Social interaction is so important for us all and even more so for the developing minds of our children. That feeling of connectedness has been missing for so long and this needs addressing before we do anything else. Workaround resilience and adversity will allow children to re-connect. By giving children opportunities to create or be part of a whole group or school pieces of work will also create togetherness.

Activities:

  • Encourage lots of chatting in the classroom.

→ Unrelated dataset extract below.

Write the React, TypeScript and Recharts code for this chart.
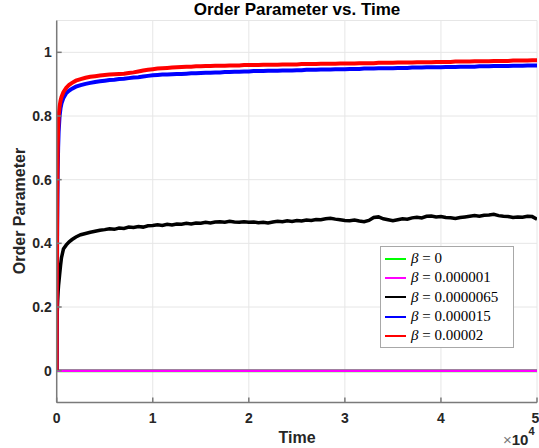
import React from 'react';
import { LineChart, Line, XAxis, YAxis, CartesianGrid, Legend } from 'recharts';

const time = [
  0, 20, 50, 100, 150, 200, 300, 400, 500, 700, 1000, 1300, 1600, 2000, 2500, 3000, 3500, 4000, 4500,
  5000, 5500, 6000, 6500, 7000, 7500, 8000, 8500, 9000, 9500,
  10000, 10500, 11000, 11500, 12000, 12500, 13000, 13500, 14000, 14500,
  15000, 15500, 16000, 16500, 17000, 17500, 18000, 18500, 19000, 19500,
  20000, 20500, 21000, 21500, 22000, 22500, 23000, 23500, 24000, 24500,
  25000, 25500, 26000, 26500, 27000, 27500, 28000, 28500, 29000, 29500,
  30000, 30500, 31000, 31500, 32000, 32500, 33000, 33500, 34000, 34500,
  35000, 35500, 36000, 36500, 37000, 37500, 38000, 38500, 39000, 39500,
  40000, 40500, 41000, 41500, 42000, 42500, 43000, 43500, 44000, 44500,
  45000, 45500, 46000, 46500, 47000, 47500, 48000, 48500, 49000, 49500,
  50000,
];

const black = [
  0, 0.12, 0.18, 0.22, 0.25, 0.27, 0.30, 0.33, 0.355, 0.382, 0.395, 0.405, 0.412, 0.420, 0.427, 0.431, 0.435, 0.438, 0.441,
  0.443, 0.446, 0.444, 0.448, 0.447, 0.451, 0.450, 0.453, 0.451, 0.455,
  0.456, 0.458, 0.456, 0.460, 0.458, 0.461, 0.460, 0.463, 0.461, 0.464,
  0.463, 0.466, 0.464, 0.467, 0.468, 0.466, 0.469, 0.467, 0.466, 0.468,
  0.466, 0.467, 0.465, 0.466, 0.464, 0.467, 0.469, 0.468, 0.471, 0.469,
  0.472, 0.470, 0.473, 0.472, 0.475, 0.474, 0.477, 0.479, 0.476, 0.474,
  0.472, 0.471, 0.473, 0.470, 0.468, 0.472, 0.481, 0.483, 0.477, 0.474,
  0.471, 0.474, 0.477, 0.476, 0.480, 0.482, 0.480, 0.485, 0.486, 0.483,
  0.484, 0.481, 0.480, 0.478, 0.481, 0.483, 0.485, 0.487, 0.485, 0.488,
  0.489, 0.491, 0.487, 0.485, 0.484, 0.481, 0.483, 0.482, 0.485, 0.484,
  0.476,
];

const blue = [
  0, 0.22, 0.45, 0.62, 0.70, 0.75, 0.80, 0.825, 0.84, 0.857, 0.872, 0.880, 0.886, 0.892, 0.897, 0.901, 0.904, 0.907, 0.909,
  0.911, 0.913, 0.914, 0.916, 0.917, 0.919, 0.921, 0.922, 0.924, 0.926,
  0.928, 0.929, 0.930, 0.930, 0.931, 0.932, 0.932, 0.933, 0.934, 0.934,
  0.935, 0.936, 0.936, 0.937, 0.937, 0.938, 0.938, 0.939, 0.939, 0.940,
  0.940, 0.941, 0.941, 0.941, 0.942, 0.942, 0.942, 0.943, 0.943, 0.943,
  0.944, 0.944, 0.945, 0.945, 0.945, 0.946, 0.946, 0.946, 0.947, 0.947,
  0.947, 0.948, 0.948, 0.948, 0.949, 0.949, 0.949, 0.950, 0.950, 0.950,
  0.950, 0.951, 0.951, 0.951, 0.952, 0.952, 0.952, 0.953, 0.953, 0.953,
  0.953, 0.954, 0.954, 0.954, 0.955, 0.955, 0.955, 0.955, 0.956, 0.956,
  0.956, 0.957, 0.957, 0.957, 0.957, 0.958, 0.958, 0.958, 0.959, 0.959,
  0.959,
];

const red = [
  0, 0.30, 0.55, 0.70, 0.76, 0.80, 0.83, 0.848, 0.86, 0.875, 0.889, 0.898, 0.904, 0.911, 0.916, 0.920, 0.923, 0.925, 0.927,
  0.929, 0.930, 0.931, 0.932, 0.933, 0.935, 0.937, 0.940, 0.943, 0.945,
  0.947, 0.949, 0.950, 0.951, 0.952, 0.953, 0.954, 0.955, 0.955, 0.956,
  0.956, 0.957, 0.957, 0.958, 0.958, 0.958, 0.959, 0.959, 0.959, 0.960,
  0.960, 0.960, 0.960, 0.961, 0.961, 0.961, 0.961, 0.962, 0.962, 0.962,
  0.962, 0.963, 0.963, 0.963, 0.963, 0.964, 0.964, 0.964, 0.964, 0.965,
  0.965, 0.965, 0.965, 0.966, 0.966, 0.966, 0.966, 0.967, 0.967, 0.967,
  0.967, 0.968, 0.968, 0.968, 0.968, 0.969, 0.969, 0.969, 0.969, 0.970,
  0.970, 0.970, 0.970, 0.971, 0.971, 0.971, 0.971, 0.972, 0.972, 0.972,
  0.972, 0.973, 0.973, 0.973, 0.973, 0.974, 0.974, 0.974, 0.974, 0.975,
  0.975,
];

const flatTime = [0, 50000];
const green = [0, 0];
const magenta = [0, 0];

const xTicks = [0, 10000, 20000, 30000, 40000, 50000];
const yTicks = [0, 0.2, 0.4, 0.6, 0.8, 1];

const legendItems = [
  { name: '0', color: '#00ff00' },
  { name: '0.000001', color: '#ff00ff' },
  { name: '0.0000065', color: '#000000' },
  { name: '0.000015', color: '#0000ff' },
  { name: '0.00002', color: '#ff0000' },
];

const mainData = time.map((t, i) => ({ t, black: black[i], blue: blue[i], red: red[i] }));
const greenData = flatTime.map((t, i) => ({ t, v: green[i] }));
const magentaData = flatTime.map((t, i) => ({ t, v: magenta[i] }));

const tickStyle = { fontFamily: '"Liberation Sans", Arial, sans-serif', fontSize: 14, fontWeight: 700, fill: '#262626' };
const axisGrey = '#7a7a7a';

const renderLegend = () => (
  <div
    style={{
      border: '1px solid #a8a8a8',
      background: '#ffffff',
      boxSizing: 'border-box',
      width: 134,
      height: 102,
      padding: '2px 0 0 4px',
      fontFamily: '"Liberation Serif", "DejaVu Serif", serif',
      fontSize: 15,
      color: '#000',
    }}
  >
    {legendItems.map((it) => (
      <div key={it.name} style={{ display: 'flex', alignItems: 'center', height: 19.3, whiteSpace: 'nowrap' }}>
        <span style={{ display: 'inline-block', width: 21, height: 2, background: it.color, marginRight: 5 }} />
        <span>
          <i>β</i> = {it.name}
        </span>
      </div>
    ))}
  </div>
);

export default function App() {
  return (
    <div style={{ position: 'absolute', left: 0, top: 0, width: 539, height: 448, background: '#fff', overflow: 'hidden' }}>
      <LineChart width={539} height={448} margin={{ top: 20.5, right: 2, bottom: 15.5, left: 0 }}>
        <CartesianGrid stroke="#e6e6e6" strokeWidth={1} />
        <XAxis
          dataKey="t"
          type="number"
          domain={[0, 50000]}
          ticks={xTicks}
          allowDataOverflow
          height={30}
          tickSize={-5}
          tickMargin={16}
          stroke={axisGrey}
          strokeWidth={1.5}
          tick={tickStyle}
          tickFormatter={(v: number) => String(v / 10000)}
        />
        <XAxis
          xAxisId="top"
          orientation="top"
          dataKey="t"
          type="number"
          domain={[0, 50000]}
          ticks={xTicks}
          allowDataOverflow
          height={0}
          tickSize={-5}
          tick={false}
          stroke={axisGrey}
          strokeWidth={1.5}
        />
        <YAxis
          type="number"
          domain={[-0.1, 1.1]}
          ticks={yTicks}
          allowDataOverflow
          width={56.7}
          tickSize={-5}
          tickMargin={10}
          stroke={axisGrey}
          strokeWidth={1.5}
          tick={tickStyle}
          tickFormatter={(v: number) => String(v)}
        />
        <YAxis
          yAxisId="right"
          orientation="right"
          type="number"
          domain={[-0.1, 1.1]}
          ticks={yTicks}
          allowDataOverflow
          width={0}
          tickSize={-5}
          tick={false}
          stroke={axisGrey}
          strokeWidth={1.5}
        />
        <Line data={greenData} dataKey="v" stroke="#00ff00" strokeWidth={3} dot={false} isAnimationActive={false} />
        <Line data={magentaData} dataKey="v" stroke="#ff00ff" strokeWidth={2.5} dot={false} isAnimationActive={false} />
        <Line data={mainData} dataKey="black" stroke="#000000" strokeWidth={3.5} dot={false} isAnimationActive={false} />
        <Line data={mainData} dataKey="blue" stroke="#0000ff" strokeWidth={4} dot={false} isAnimationActive={false} />
        <Line data={mainData} dataKey="red" stroke="#ff0000" strokeWidth={4} dot={false} isAnimationActive={false} />
        <Legend
          layout="vertical"
          align="center"
          verticalAlign="middle"
          content={renderLegend}
          wrapperStyle={{ left: 380, top: 246, width: 134, height: 102, right: 'auto', bottom: 'auto' }}
        />
      </LineChart>
      <svg
        width={539}
        height={448}
        style={{ position: 'absolute', left: 0, top: 0, pointerEvents: 'none' }}
        fontFamily='"Liberation Sans", Arial, sans-serif'
        fontWeight={700}
      >
        <text x={297} y={15} textAnchor="middle" fontSize={17} fill="#000">
          Order Parameter vs. Time
        </text>
        <text transform="translate(25,211) rotate(-90)" textAnchor="middle" fontSize={16} fill="#262626">
          Order Parameter
        </text>
        <text x={297} y={443} textAnchor="middle" fontSize={16} fill="#262626">
          Time
        </text>
        <text x={503} y={445} fontSize={15} fill="#262626">
          <tspan fontWeight={400} fill="#777">×</tspan>
          <tspan>10</tspan>
          <tspan fontSize={11} dy={-10}>4</tspan>
        </text>
      </svg>
    </div>
  );
}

Give the children activities that promote discussion and conversation – let us rediscover the art of conversation!
  • Provide lots of opportunities for our children to play as this helps relieve stress and anxiety, plus it is something they have greatly missed
  • Encourage children to connect with someone they would not normally and invite them into their circle of friends
  • Plan on whole school topics, use of the same book from EYFS through to Y6 to bring the whole school together and united with the same theme
  • Whole school displays of work (art, writing) showing how connected we are

3. Dealing with worries and loss

Our communities have suffered trauma. We cannot get away from the facts that children and our communities have suffered a loss. Loss can make us all react differently, and we will need to be patient with all our community. We should take this opportunity for children to discuss their worries, memories during lockdown and any unhappy times. But also, be mindful to provide the children with lots of activities to help them laugh and feel happy. Remember laughter can be the best medicine!

Activities:

  • Discuss with the children your happy/ unhappy memories during lockdown, let the children share theirs – produce a piece of artwork combining happy/ sad times
  • Guardian angel – yet again, this person they have identified could listen to a child if they have any worries
  • Discuss feelings, positive and negative. Allow children to share their feelings through art, allow them to paint and describe any feelings visually. This is often easier for children to talk about rather than just asking them to talk.
  • Be more active, encourage your children and staff to dance, ride a bike, take up yoga to help us to relax and not think about our worries (I run most days!)
  • Try some guided meditation for mindfulness, we use Go Noodle and Smiling Minds websites in school

4. Hope and Gratitude

Hope and gratitude will be important as we get back to our routines. Hopes for the future will need to be explored pointing the way forward to a happier time. Trying to remain hopeful is difficult when we are faced with challenges, but it is important to tell the children that by working together and sharing feelings with others we can get through things. Promoting gratitude and celebrating being thankful for the small things in life will be equally important.

Activities:

  • Create a dreamcatcher and ask children to add their hopes and dreams to it
  • Show kindness to others – encourage random acts of kindness
  • A cup of kindness box for children and staff to try and fill each week and share them with each other with a reward if you can fill it!
  • A time capsule could be buried along with artwork, pieces of writing about lockdown and their hopes for the future will help consolidate their thinking
  • Remind children to take notice of what is around them, take time out in the day to pause and take in their surroundings, they could go on a sensory walk outside in the school grounds, appreciate nature. Encourage them to be thankful for the small things
  • Create a Gratitude Display of all the things your class and staff are grateful for when they return. They could write thank you letters to someone who has done something special for them, write poems and draw pictures of people they are grateful for

Our communities have suffered trauma. If we do not respond to their return with a curriculum rich in a mindful, nurturing way, we will not be addressing the sense of loss felt by all. Forget catch up, until our children feel safe and have built up their social interactions and routines and only then will they be ready to learn.

Art, creativity, books and music around the themes of safety, reconnecting, loss and hope will bring smiles back to the faces of our children and teachers. When we are all smiling again, we can begin to learn once more. September should be a new beginning and a chance for a time to heal.